Zombie walk participants swarm a bus. (Photo credit: Goh.)

What a perfect performance of re-mediated Gothic. And there I was, caught for once without my camera to re-remediate it. Of course, what with the ubiquity of cameras and the end of privacy and all, most of the zombies brought along their own cameras, documenting the day in sometimes too much detail.

Surely (as Byron told Banks of vivisection) this is too much. (Photo credit: Christine)

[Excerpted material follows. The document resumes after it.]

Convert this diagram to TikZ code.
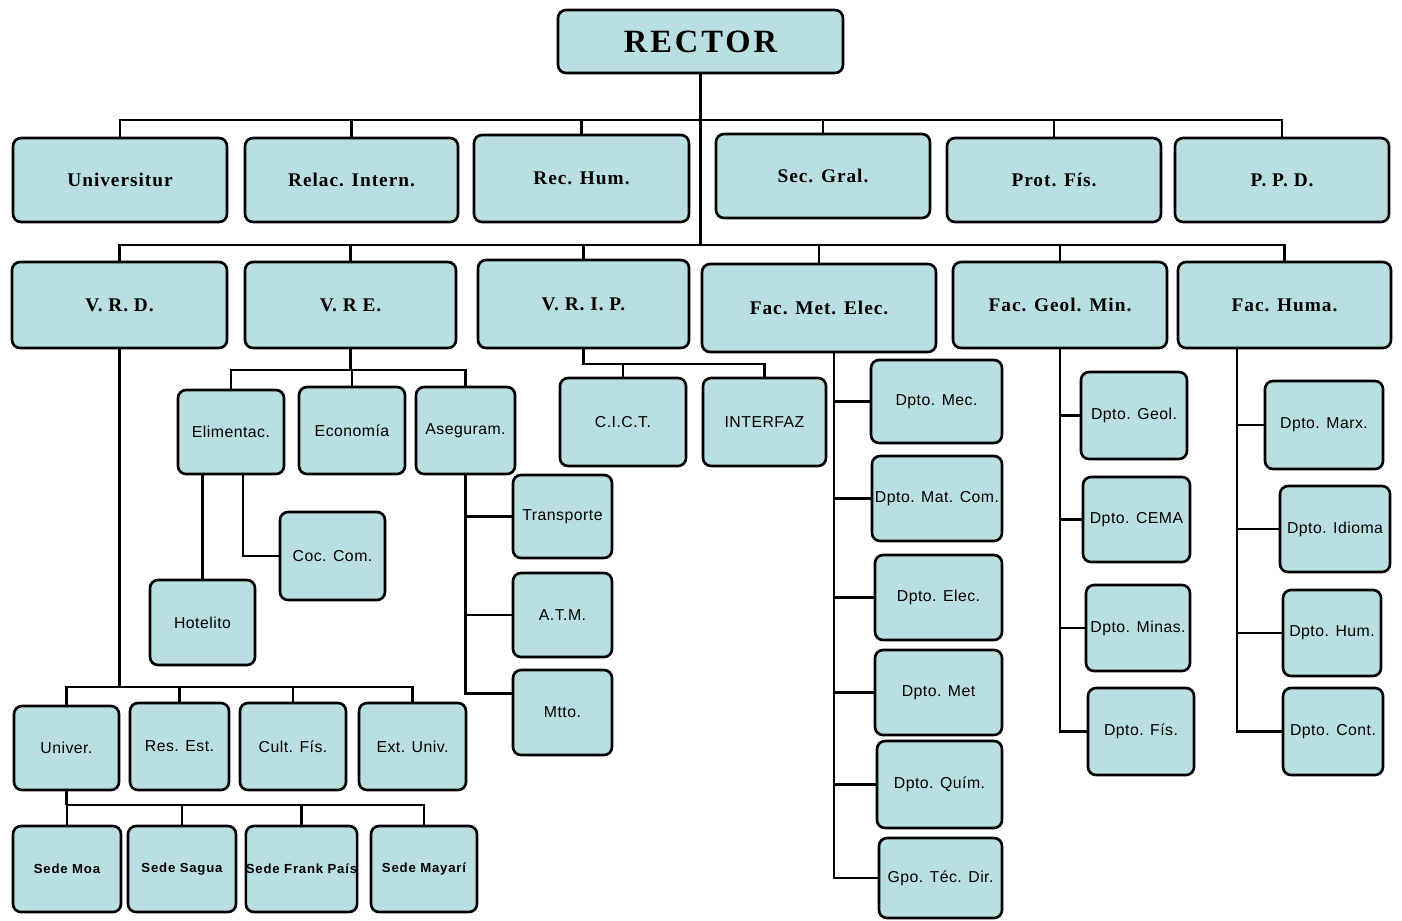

But perhaps I digress. Among the proceedings and festivities, some recurring points of reference that were not zombies also emerged, notably Friedrich Kittler’s history of discourse networks circa 1800 and 1900, and Jay David Bolter and Richard Grusin’s theory of remediation: the “contradictory imperative” to resort to hyper-mediation as a means to simulate immediacy, as a perennial response to new and emergent media. For example: describing a printed text as an improvised performance (the topic of Angela Esterhammer’s fascinating seminar); or, for a more contemporary example, tweeting from a conference discussion in progress (i.e. “hyper-mediating” an immediate, “live” experience) to communicate some of the interest and urgency of the moment.

Ironically, however, the growing intensity of digital remediation and back-channel dialogue that have become a much-discussed trend in the digital Humanities–“conference hacking,” if you will–were not much in evidence at NASSR (held at a hotel with free wireless, no less). I could find only one other delegate, Katherine D. Harris, who was tweeting the proceedings. The listserv seemed dormant during the event, although it has circulated some well-deserved kudos to the organizers since (which I enthusiastically echo); similarly quiet during the event was the NASSR grad students’ blog, which now has some post-game commentary. I was alerted to a Facebook page for Romantics scholars, where some delegates have shared remarks and reviews. There may well have been more digital mediating of a conference whose theme so clearly invited it, and maybe I just wasn’t picking up the right channels.

And I could have been doing more, for my own part: I could have posted my suggested hash-tag on the listserv; I could have made time for more than tweeting, which admittedly has its limits for encapsulating conceptual complexity. (After all, it’s only now that I’ve found the time to share my own reflections on the event in detail.) I suppose I was just expecting more of the “remediating,” real-time back channel with which Twitter has become so good at supplying (supplementing?) other conferences like the MLA convention.

I’m not advocating more digital dialogue and mediation because it’s increasingly ubiquitous elsewhere, or just to appear tuned in and wired up (although there is a case to be made that publicly remediating debates over literary history and politics can help to change public perceptions about the stakes–or perceived lack thereof–in such fields). As shown by so many of the talks I attended in Vancouver; as shown by NASSR’s attention to media (from prior conference themes like techne and newness to systems like the listserv itself); and as shown by the wider field’s deep and diverse investments in new media (the Blake Archive, Romantic Circles, RaVoN): the discourse networks and media ecologies around 1800 have continued to shape and resonate with our experiences of discourse networks and media ecologies around 2000. So playing more extensively with the interface of hyper-mediated and immediate modes of communication and representation–playing, that is, with remediation in the performance scene of the conference–can shed new light on the ideologies and implications of media (both new and dead), and can transform the shape and tone of the conference as such, which is by no means a new medium, but one that can be not only compromised, but also (and at the same time) enriched and extended by the myriad forms and deployments of remediation.